A few tablespoons of lemon juice (optional)

salt and pepper to taste

pinch of red food colouring (optional – found at most indian stores)

To make:

Mix all ingredients together an allow to marinate for at least an hour if you have time.

Once ready skewer onto skewers and remove excess marinade. It should not be too wet.

Bake in a very hot preheated oven until well done.



Chicken Chickpea Curry

This is a quick and easy recipe for chickpea curry. You can cook the chickpeas yourself, or use canned if you are in a hurry. Either way, this recipe will not dissappoint.

You will need:

1 chicken breast (or chicken thigh fillets) – skin and fat removed – cubed

1 large onion- thiny sliced

1/2 teaspoon whole corriander seeds- crushed (optional)

2 tablespoons madras curry powder (or any one you like)


1 can of chicpeas

To make:

Fry onions in some oi (approx 1/3 cup) l on medium heat until lightly golden. Add spices and stir until fragrant. Add chicken and stir fry until almost cooked.
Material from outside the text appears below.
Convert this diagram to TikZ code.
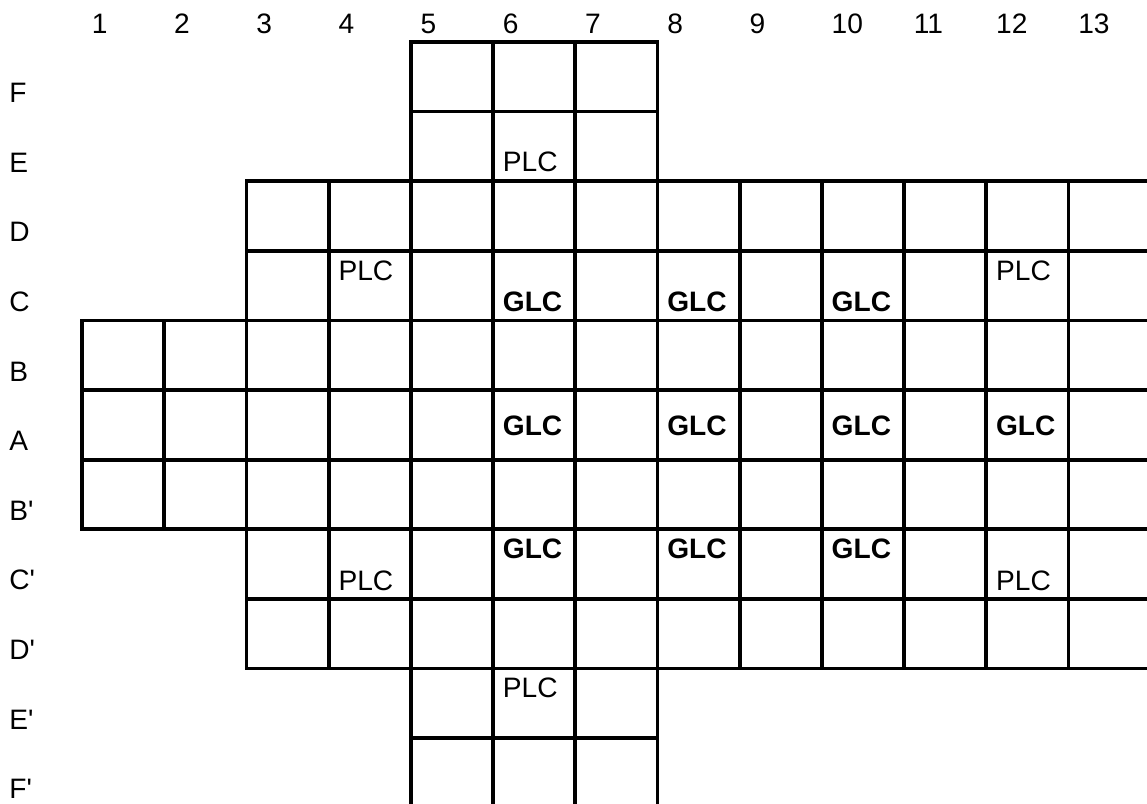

Add chick peas and 1 cup of water. Cook uncoverd until reduced if you are in a hurry, or reduce the heat and cover and cook slowly until the chickpeas are softened and the curry has thickened if you have some extra time (this will result in a more intense flavour). Add more water when necessary. Season well

Serve with steamed rice, paratha or bread of your choice. Enjoy!


  • Freshly chopped green chilli and corriander compliment this tasty dish

Chicken and Potato Pakora

This recipe is for very delicious pakoras. They are a deep fried indian/pakistani apetiser.

You will need (makes approx 12 pakoras)

2 cups besan flour (chickpea flour)

approx 2/3 cup water

1/4 teaspoon baking powder

1 medium chicken breast – chopped into  1.5 cm cubes (skin and fat removed)

1 large potato (boiled until just cooked) and chopped into 1.5 cm cubes

1 large onion- thinly sliced after cutting in half

1 teaspoon whole corriander seeds- crushed

2 tablespoons madras curry powder (yellow all purposes curry powder)

salt and pepper to taste


To make:

Saute onions in some oil until soft. Add chicken pieces and fry until just cooked. Add spices fry off for a minute until fragrant but not burnt. Add potato pieces and stire until well combined. Season well.


Add the besan flour, baking powder and enough water to make a thick paste. Adjust seasoning if necessary.

Heat oil in a deep pan for deep frying. Do not have the oil too hot or else they will burn on the outside and remain raw on the inside.

Deep fry heaped tablespoons of the batter for a few minutes, rotating if necessary until deep golden in colour and cooked all through.

Serve with some chutney or chaat masala and enjoy!



  • Make sure your oil temperature is ok by doing an initial test batch. If it changes colour too quickly and remains raw on the inside you need to reduce the heat. If it takes very long to sizzle the the heat must be turned up.
  • It is ok if some of the chicken and potatos become mashed while mixing.
  • You can add freshly chopped corriander and chilli to the batter for a different flavour.